# Request
The lines from the top of the material through the line with "2003, 2006, 2009];" are to be set down exactly. Leave the pictures out.

>> Start

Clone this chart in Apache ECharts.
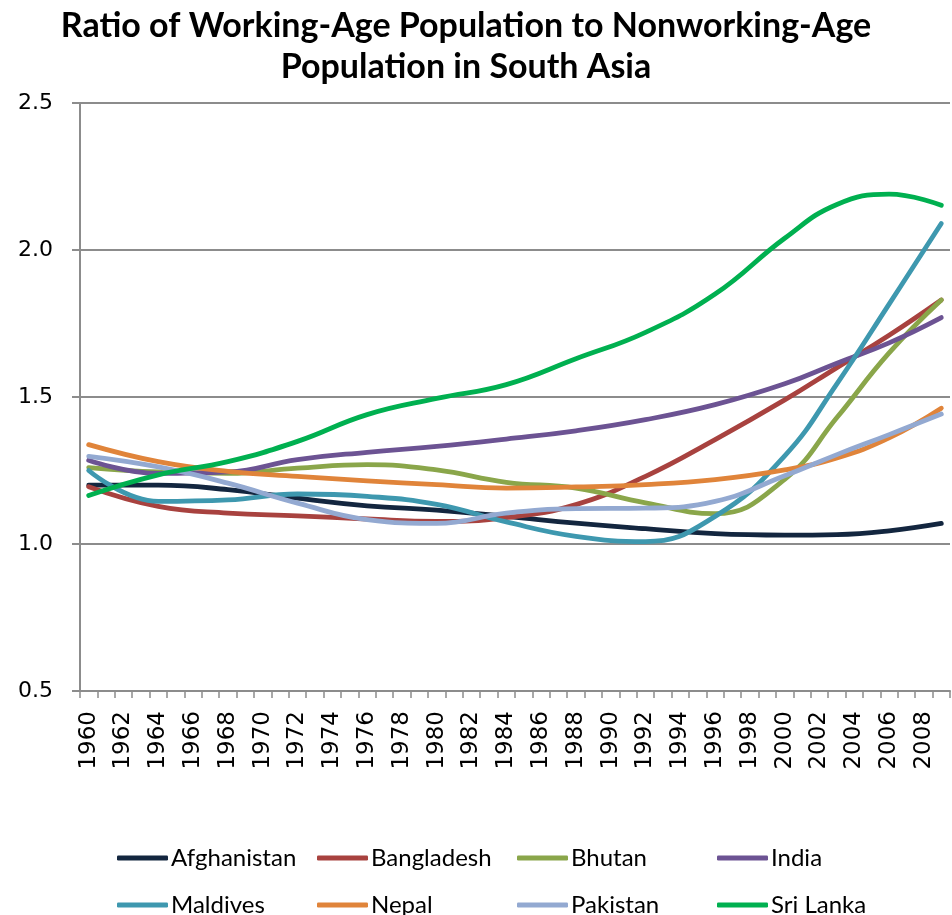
<!DOCTYPE html>
<html>
<head>
<meta charset="utf-8">
<script src="https://cdn.jsdelivr.net/npm/echarts@6/dist/echarts.min.js"></script>
<style>
  html, body { margin: 0; padding: 0; background: #fff; }
  #chart { width: 952px; height: 915px; }
</style>
</head>
<body>
<div id="chart"></div>
<script>
// Years on the category axis
const years = [];
for (let y = 1960; y <= 2009; y++) years.push(String(y));

// Years at which each ratio is given
const knotYears = [1960, 1964, 1968, 1972, 1976, 1980, 1984, 1988, 1992, 1996, 2000, 2003, 2006, 2009];

// Ratio of working-age to nonworking-age population
const afghanistan = [1.20, 1.20, 1.185, 1.156, 1.13, 1.115, 1.094, 1.071, 1.052, 1.035, 1.03, 1.032, 1.045, 1.07];
const bangladesh  = [1.195, 1.128, 1.105, 1.096, 1.085, 1.077, 1.09, 1.134, 1.23, 1.355, 1.49, 1.60, 1.71, 1.83];
const bhutan      = [1.26, 1.245, 1.24, 1.258, 1.27, 1.252, 1.21, 1.19, 1.14, 1.103, 1.22, 1.43, 1.65, 1.83];
const india       = [1.285, 1.24, 1.245, 1.287, 1.312, 1.332, 1.357, 1.385, 1.423, 1.474, 1.545, 1.615, 1.684, 1.77];
const maldives    = [1.25, 1.145, 1.15, 1.17, 1.162, 1.135, 1.075, 1.026, 1.008, 1.094, 1.30, 1.545, 1.816, 2.09];
const nepal       = [1.338, 1.28, 1.247, 1.23, 1.215, 1.202, 1.19, 1.194, 1.202, 1.219, 1.252, 1.293, 1.361, 1.462];
const pakistan    = [1.298, 1.262, 1.207, 1.139, 1.083, 1.07, 1.105, 1.12, 1.122, 1.145, 1.232, 1.304, 1.372, 1.442];
const sriLanka    = [1.165, 1.235, 1.28, 1.349, 1.44, 1.495, 1.542, 1.63, 1.72, 1.85, 2.04, 2.155, 2.19, 2.152];

const countries = ['Afghanistan', 'Bangladesh', 'Bhutan', 'India', 'Maldives', 'Nepal', 'Pakistan', 'Sri Lanka'];
const values = [afghanistan, bangladesh, bhutan, india, maldives, nepal, pakistan, sriLanka];
const colors = ['#13263F', '#A8423F', '#8AA64A', '#6C5393', '#3E98AF', '#E0843A', '#93A9D1', '#00B050'];

const series = countries.map((name, i) => ({
  name: name,
  type: 'line',
  smooth: 0.45,
  showSymbol: false,
  symbol: 'none',
  lineStyle: { width: 4.8, color: colors[i], cap: 'round', join: 'round' },
  itemStyle: { color: colors[i] },
  data: knotYears.map((y, k) => [String(y), values[i][k]])
}));

// Legend laid out as a 4 x 2 grid
const legends = countries.map((name, i) => ({
  data: [{ name: name, icon: 'roundRect' }],
  left: 112 + (i % 4) * 200,
  top: 841 + Math.floor(i / 4) * 47,
  itemWidth: 51,
  itemHeight: 5,
  itemGap: 5,
  selectedMode: false,
  textStyle: { fontFamily: 'Lato', fontSize: 24, color: '#000', padding: [0, 0, 0, -2] }
}));

const chart = echarts.init(document.getElementById('chart'), null, { renderer: 'canvas' });
chart.setOption({
  animation: false,
  backgroundColor: '#fff',
  title: {
    text: 'Ratio of Working-Age Population to Nonworking-Age\nPopulation in South Asia',
    left: 461,
    textAlign: 'center',
    top: 1,
    textStyle: { fontFamily: 'Lato', fontWeight: 'bold', fontSize: 34, lineHeight: 41, color: '#000' }
  },
  legend: legends,
  grid: { left: 80, right: 2, top: 103, bottom: 224, containLabel: false },
  xAxis: {
    type: 'category',
    data: years,
    boundaryGap: true,
    axisLine: { lineStyle: { color: '#8c8c8c', width: 2 } },
    axisTick: { show: true, interval: 0, length: 7, lineStyle: { color: '#8c8c8c', width: 1.5 } },
    axisLabel: { interval: 1, rotate: 90, margin: 20, fontFamily: 'DejaVu Sans', fontSize: 23, color: '#000' },
    splitLine: { show: false }
  },
  yAxis: {
    type: 'value',
    min: 0.5,
    max: 2.5,
    interval: 0.5,
    axisLine: { show: true, lineStyle: { color: '#8c8c8c', width: 2 } },
    axisTick: { show: true, length: 8, lineStyle: { color: '#8c8c8c', width: 2 } },
    axisLabel: { margin: 27, fontFamily: 'DejaVu Sans', fontSize: 22, color: '#000', formatter: v => v.toFixed(1) },
    splitLine: { show: true, lineStyle: { color: '#8c8c8c', width: 2 } }
  },
  series: series
});
</script>
</body>
</html>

>> End

# Worked answer
Clone this chart in Apache ECharts.
<!DOCTYPE html>
<html>
<head>
<meta charset="utf-8">
<script src="https://cdn.jsdelivr.net/npm/echarts@6/dist/echarts.min.js"></script>
<style>
  html, body { margin: 0; padding: 0; background: #fff; }
  #chart { width: 952px; height: 915px; }
</style>
</head>
<body>
<div id="chart"></div>
<script>
// Years on the category axis
const years = [];
for (let y = 1960; y <= 2009; y++) years.push(String(y));

// Years at which each ratio is given
const knotYears = [1960, 1964, 1968, 1972, 1976, 1980, 1984, 1988, 1992, 1996, 2000, 2003, 2006, 2009];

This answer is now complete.